Opportunity is missed by most people because it is dressed in overalls and looks like work. - Thomas Edison
I posted last week on the first meeting of this "Opening up" group. The reflection sheets everyone had filled in after the initial meeting had been copied and sent to all participants, so we already had more material to work with as we started this second session. I've experimented with different ways of beginning interpersonal group meetings over the years. In peer groups I usually bid to start with a few minutes of silence. I find it seems to help people "arrive" and then to engage more deeply, more quickly - it certainly does this for me.

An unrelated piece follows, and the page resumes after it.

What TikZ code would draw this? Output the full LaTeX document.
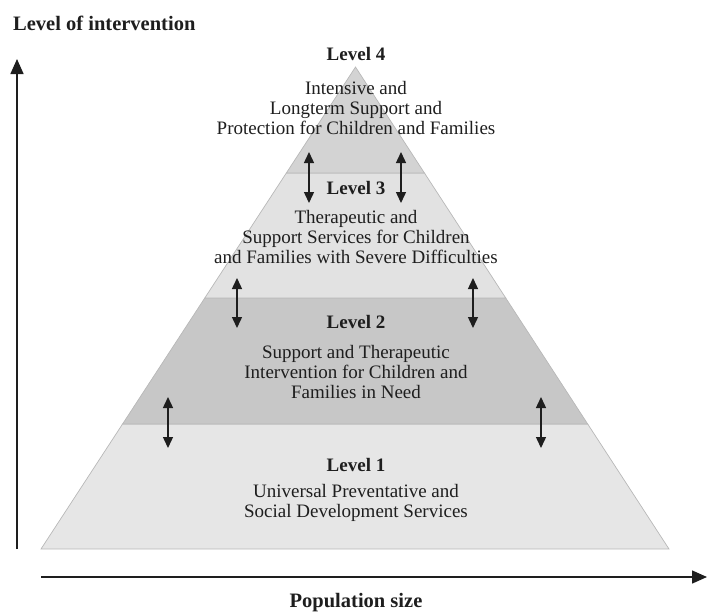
\documentclass[tikz,border=0pt]{standalone}
\usepackage{fontspec}
\setmainfont{Liberation Serif}
\usetikzlibrary{arrows.meta,calc}
\definecolor{lvfour}{HTML}{D3D3D3}
\definecolor{lvthree}{HTML}{E2E2E2}
\definecolor{lvtwo}{HTML}{C7C7C7}
\definecolor{lvone}{HTML}{E6E6E6}
\definecolor{edgegray}{HTML}{B8B8B8}
\definecolor{txt}{HTML}{1E1E1E}
\begin{document}
\begin{tikzpicture}[x=1pt,y=-1pt,
  layer/.style={draw=edgegray,line width=0.7pt},
  bodytext/.style={text=txt,align=center,font=\fontsize{19}{20.3}\selectfont,inner sep=0pt},
  headtext/.style={text=txt,align=center,font=\fontsize{19}{20}\selectfont\bfseries,inner sep=0pt},
  axistext/.style={text=txt,align=center,font=\fontsize{20.5}{22}\selectfont\bfseries,inner sep=0pt},
  axis/.style={draw=txt,line width=1.5pt,-{Triangle[length=15pt,width=13pt]}},
  dbl/.style={draw=txt,line width=1.4pt,{Triangle[length=11pt,width=10pt]}-{Triangle[length=11pt,width=10pt]}}]
\useasboundingbox (0,0) rectangle (707,614);
% pyramid corners
\coordinate (apex) at (355.5,67);
\coordinate (bl) at (41,549);
\coordinate (br) at (669,549);
\coordinate (l43) at ($(apex)!0.2199!(bl)$);
\coordinate (r43) at ($(apex)!0.2199!(br)$);
\coordinate (l32) at ($(apex)!0.4793!(bl)$);
\coordinate (r32) at ($(apex)!0.4793!(br)$);
\coordinate (l21) at ($(apex)!0.7407!(bl)$);
\coordinate (r21) at ($(apex)!0.7407!(br)$);
% layers
\filldraw[layer,fill=lvone] (l21) -- (r21) -- (br) -- (bl) -- cycle;
\filldraw[layer,fill=lvtwo] (l32) -- (r32) -- (r21) -- (l21) -- cycle;
\filldraw[layer,fill=lvthree] (l43) -- (r43) -- (r32) -- (l32) -- cycle;
\filldraw[layer,fill=lvfour] (apex) -- (r43) -- (l43) -- cycle;
% axes
\coordinate (vbot) at (17,549);
\coordinate (vtop) at (17,59);
\coordinate (hleft) at (41,577);
\coordinate (hright) at (707,577);
\draw[axis] (vbot) -- (vtop);
\draw[axis] (hleft) -- (hright);
% double arrows
\coordinate (a1t) at (309,152); \coordinate (a1b) at (309,203);
\coordinate (a2t) at (401,152); \coordinate (a2b) at (401,203);
\coordinate (a3t) at (237,278); \coordinate (a3b) at (237,328);
\coordinate (a4t) at (473,278); \coordinate (a4b) at (473,328);
\coordinate (a5t) at (168,397); \coordinate (a5b) at (168,448);
\coordinate (a6t) at (541,397); \coordinate (a6b) at (541,448);
\draw[dbl] (a1t) -- (a1b);
\draw[dbl] (a2t) -- (a2b);
\draw[dbl] (a3t) -- (a3b);
\draw[dbl] (a4t) -- (a4b);
\draw[dbl] (a5t) -- (a5b);
\draw[dbl] (a6t) -- (a6b);
% texts
\node[axistext,anchor=west] (yl) at (13,23) {Level of intervention};
\node[axistext] (xl) at (356,603) {Population size};
\node[headtext] (h4) at (356,54) {Level 4};
\node[bodytext] (t4) at (356,108) {Intensive and\\Longterm Support and\\Protection for Children and Families};
\node[headtext] (h3) at (356,188) {Level 3};
\node[bodytext] (t3) at (356,237) {Therapeutic and\\Support Services for Children\\and Families with Severe Difficulties};
\node[headtext] (h2) at (356,322) {Level 2};
\node[bodytext] (t2) at (356,372) {Support and Therapeutic\\Intervention for Children and\\Families in Need};
\node[headtext] (h1) at (356,465) {Level 1};
\node[bodytext] (t1) at (356,503) {Universal Preventative and\\Social Development Services};
\end{tikzpicture}
\end{document}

Often then there would be agreement that everyone who wants to "checks in". I usually start interpersonal groups I'm leading with this round of check ins too. I suggest that if bigger issues start to emerge, the person involved considers flagging the issue as something to return to once everyone has had an opportunity to briefly say how they're doing. Strong emotion however typically "trumps" other structures so - if someone is pretty charged up - I would usually make space for them to work straight away. This is both about going with the general guideline that strong emotion usually highlights that an issue is worth looking at, and about going right ahead to focus on "emotional elephants in the corner of the room" rather than have them distract everyone from other less charged work.

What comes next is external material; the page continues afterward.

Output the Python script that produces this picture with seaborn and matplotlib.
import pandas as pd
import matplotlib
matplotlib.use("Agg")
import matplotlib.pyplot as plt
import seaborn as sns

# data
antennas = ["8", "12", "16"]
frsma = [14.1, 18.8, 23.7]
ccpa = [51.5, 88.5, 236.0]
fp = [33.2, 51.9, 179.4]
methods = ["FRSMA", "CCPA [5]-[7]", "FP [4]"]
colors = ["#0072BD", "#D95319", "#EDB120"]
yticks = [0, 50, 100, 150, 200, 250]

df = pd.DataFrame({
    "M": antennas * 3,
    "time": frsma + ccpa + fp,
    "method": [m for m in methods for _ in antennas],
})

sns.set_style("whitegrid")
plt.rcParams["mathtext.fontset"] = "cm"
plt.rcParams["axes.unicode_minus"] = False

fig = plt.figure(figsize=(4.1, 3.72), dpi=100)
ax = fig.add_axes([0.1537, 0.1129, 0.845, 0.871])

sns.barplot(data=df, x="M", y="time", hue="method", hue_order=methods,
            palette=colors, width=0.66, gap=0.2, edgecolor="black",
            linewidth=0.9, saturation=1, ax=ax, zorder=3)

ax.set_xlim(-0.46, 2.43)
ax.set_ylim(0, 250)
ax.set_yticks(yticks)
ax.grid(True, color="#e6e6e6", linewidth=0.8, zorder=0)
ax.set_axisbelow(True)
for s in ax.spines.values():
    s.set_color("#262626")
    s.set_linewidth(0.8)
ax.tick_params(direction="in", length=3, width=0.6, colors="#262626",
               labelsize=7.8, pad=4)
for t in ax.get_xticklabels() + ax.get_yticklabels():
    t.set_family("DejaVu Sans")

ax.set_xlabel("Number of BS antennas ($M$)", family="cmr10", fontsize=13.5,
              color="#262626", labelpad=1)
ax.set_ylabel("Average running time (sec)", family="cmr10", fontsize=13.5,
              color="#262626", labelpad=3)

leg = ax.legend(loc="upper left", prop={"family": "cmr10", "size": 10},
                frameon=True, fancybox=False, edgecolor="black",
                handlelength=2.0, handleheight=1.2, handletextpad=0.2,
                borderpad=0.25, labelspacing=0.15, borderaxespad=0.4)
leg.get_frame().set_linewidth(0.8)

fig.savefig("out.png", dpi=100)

So we checked in. Good. Then issues were picked up both from the reflection sheets and from what had been said as people checked in. We're working on three relationship domains in these groups - relationships in our pasts & how they've affected us, our current relationship networks & what's going right & wrong with them, and relationships in the here-and-now of the group. Good discussions. People raised important issues in their lives. Others responded with their experience, insights, and feedback. Caring and open; increasingly so. Learning to trust. Feeling accepted. Seeing others take risks in self-disclosure and taking risks oneself - and finding out it's OK. Important, especially at this stage of the group. The handout on "Therapeutic factors in groups" highlights that the benefits of group therapy come in a whole series of ways. Typically interpersonal factors (both expression & feedback), catharsis and especially group cohesiveness are rated particularly highly - but it varies with the stage of the group and with the psychological robustness & emotional intelligence of the participants.

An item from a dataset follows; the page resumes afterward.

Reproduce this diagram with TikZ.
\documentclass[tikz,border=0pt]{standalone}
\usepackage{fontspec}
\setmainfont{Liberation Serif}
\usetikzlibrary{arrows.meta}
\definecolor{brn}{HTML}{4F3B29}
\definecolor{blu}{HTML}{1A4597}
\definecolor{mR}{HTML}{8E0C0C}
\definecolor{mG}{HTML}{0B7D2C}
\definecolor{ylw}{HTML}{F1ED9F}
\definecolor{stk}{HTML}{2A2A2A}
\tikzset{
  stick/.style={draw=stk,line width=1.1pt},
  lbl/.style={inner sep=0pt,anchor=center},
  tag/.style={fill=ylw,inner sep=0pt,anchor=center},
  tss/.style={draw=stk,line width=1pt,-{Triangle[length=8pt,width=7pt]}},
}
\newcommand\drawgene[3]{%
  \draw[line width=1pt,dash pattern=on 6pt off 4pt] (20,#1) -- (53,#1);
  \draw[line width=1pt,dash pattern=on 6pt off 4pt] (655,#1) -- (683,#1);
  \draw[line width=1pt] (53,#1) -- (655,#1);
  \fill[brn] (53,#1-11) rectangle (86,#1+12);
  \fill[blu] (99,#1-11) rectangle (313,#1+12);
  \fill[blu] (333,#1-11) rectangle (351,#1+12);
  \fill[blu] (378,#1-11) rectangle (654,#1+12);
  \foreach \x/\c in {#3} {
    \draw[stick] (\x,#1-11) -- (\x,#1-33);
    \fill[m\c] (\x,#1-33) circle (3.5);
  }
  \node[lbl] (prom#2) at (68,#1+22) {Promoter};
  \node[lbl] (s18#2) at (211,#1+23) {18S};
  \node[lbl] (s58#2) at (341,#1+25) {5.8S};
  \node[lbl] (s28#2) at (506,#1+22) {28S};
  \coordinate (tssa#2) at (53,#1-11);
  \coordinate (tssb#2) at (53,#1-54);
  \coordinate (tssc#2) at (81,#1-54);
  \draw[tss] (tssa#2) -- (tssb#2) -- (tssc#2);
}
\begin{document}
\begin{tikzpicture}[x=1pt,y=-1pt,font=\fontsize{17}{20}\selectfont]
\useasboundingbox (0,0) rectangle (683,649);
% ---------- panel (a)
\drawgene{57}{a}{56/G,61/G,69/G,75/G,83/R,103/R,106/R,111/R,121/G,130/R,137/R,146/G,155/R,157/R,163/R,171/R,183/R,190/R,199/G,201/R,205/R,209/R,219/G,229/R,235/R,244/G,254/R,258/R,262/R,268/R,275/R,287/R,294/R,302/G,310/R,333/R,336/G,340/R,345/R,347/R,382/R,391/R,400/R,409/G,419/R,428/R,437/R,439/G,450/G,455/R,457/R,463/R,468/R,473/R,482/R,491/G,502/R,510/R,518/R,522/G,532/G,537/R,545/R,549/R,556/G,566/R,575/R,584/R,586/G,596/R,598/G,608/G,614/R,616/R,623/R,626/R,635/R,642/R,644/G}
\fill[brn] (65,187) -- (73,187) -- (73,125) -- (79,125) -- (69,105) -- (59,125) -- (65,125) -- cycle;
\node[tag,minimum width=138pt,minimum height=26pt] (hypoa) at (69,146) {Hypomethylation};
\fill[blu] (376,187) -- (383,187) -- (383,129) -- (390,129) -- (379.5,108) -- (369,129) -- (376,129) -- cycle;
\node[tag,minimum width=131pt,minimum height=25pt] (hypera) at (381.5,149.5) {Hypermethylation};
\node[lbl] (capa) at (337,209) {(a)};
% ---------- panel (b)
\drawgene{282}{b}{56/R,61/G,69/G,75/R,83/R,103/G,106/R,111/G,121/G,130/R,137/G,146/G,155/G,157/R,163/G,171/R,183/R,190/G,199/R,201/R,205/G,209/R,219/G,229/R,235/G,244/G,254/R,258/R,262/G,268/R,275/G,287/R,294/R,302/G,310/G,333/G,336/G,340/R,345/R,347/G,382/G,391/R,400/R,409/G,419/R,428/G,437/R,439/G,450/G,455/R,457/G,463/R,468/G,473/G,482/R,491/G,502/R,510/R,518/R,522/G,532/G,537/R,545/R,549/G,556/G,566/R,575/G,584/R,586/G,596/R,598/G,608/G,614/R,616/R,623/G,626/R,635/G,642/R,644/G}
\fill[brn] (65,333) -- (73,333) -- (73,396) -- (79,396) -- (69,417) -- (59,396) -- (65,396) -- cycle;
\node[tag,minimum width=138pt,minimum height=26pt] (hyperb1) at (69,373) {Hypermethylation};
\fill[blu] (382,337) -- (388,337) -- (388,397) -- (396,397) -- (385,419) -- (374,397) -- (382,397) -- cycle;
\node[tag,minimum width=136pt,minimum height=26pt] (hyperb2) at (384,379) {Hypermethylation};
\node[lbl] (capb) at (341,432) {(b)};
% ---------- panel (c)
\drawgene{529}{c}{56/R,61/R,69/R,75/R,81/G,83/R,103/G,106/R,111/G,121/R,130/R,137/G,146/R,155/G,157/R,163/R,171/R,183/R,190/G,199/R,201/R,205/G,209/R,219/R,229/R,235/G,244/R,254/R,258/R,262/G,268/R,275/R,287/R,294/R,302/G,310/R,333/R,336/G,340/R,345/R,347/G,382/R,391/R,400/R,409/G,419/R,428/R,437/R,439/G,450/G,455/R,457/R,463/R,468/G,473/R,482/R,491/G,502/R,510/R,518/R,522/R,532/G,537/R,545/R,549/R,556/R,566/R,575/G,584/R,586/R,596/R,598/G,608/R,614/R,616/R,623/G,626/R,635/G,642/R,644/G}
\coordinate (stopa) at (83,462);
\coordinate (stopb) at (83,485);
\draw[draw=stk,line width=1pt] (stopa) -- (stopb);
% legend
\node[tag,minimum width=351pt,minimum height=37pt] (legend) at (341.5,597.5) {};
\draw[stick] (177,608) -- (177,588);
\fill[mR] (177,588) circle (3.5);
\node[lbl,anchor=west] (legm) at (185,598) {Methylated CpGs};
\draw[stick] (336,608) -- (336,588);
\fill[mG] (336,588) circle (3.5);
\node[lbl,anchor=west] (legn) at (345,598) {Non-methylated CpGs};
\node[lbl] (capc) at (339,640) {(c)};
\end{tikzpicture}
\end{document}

The here-and-now relationships in the group are a particularly rich potential source of learning - partly because we've all witnessed the development of these "group relationships" and can give each other well-informed, eye-witness feedback. I now asked people to pair up (there was one group of three) to talk more about this in-the-group relationship domain. I introduced the "Needs, beliefs & behaviours" model that highlights how our past experience of relationships can so strongly colour our current relationships out "in the world", and also our here-and-now relationships in this group. It's a model I've described more fully in a series of blog posts - "Our life stories ... part one, needs", "Our life stories ... part two, beliefs", "Our life stories ... part three, behaviours" and "Our life stories ... part four, relationships". So the pair exercise was to talk with one's partner about how experience in past relationships (especially early in our lives) is affecting how we're relating here with others in this group - and to talk to about what each of us wants to change in our "interpersonal styles". Paraphrasing Alice Miller "The walls we build to protect ourselves become the prisons in which we live". This is jailbreak time!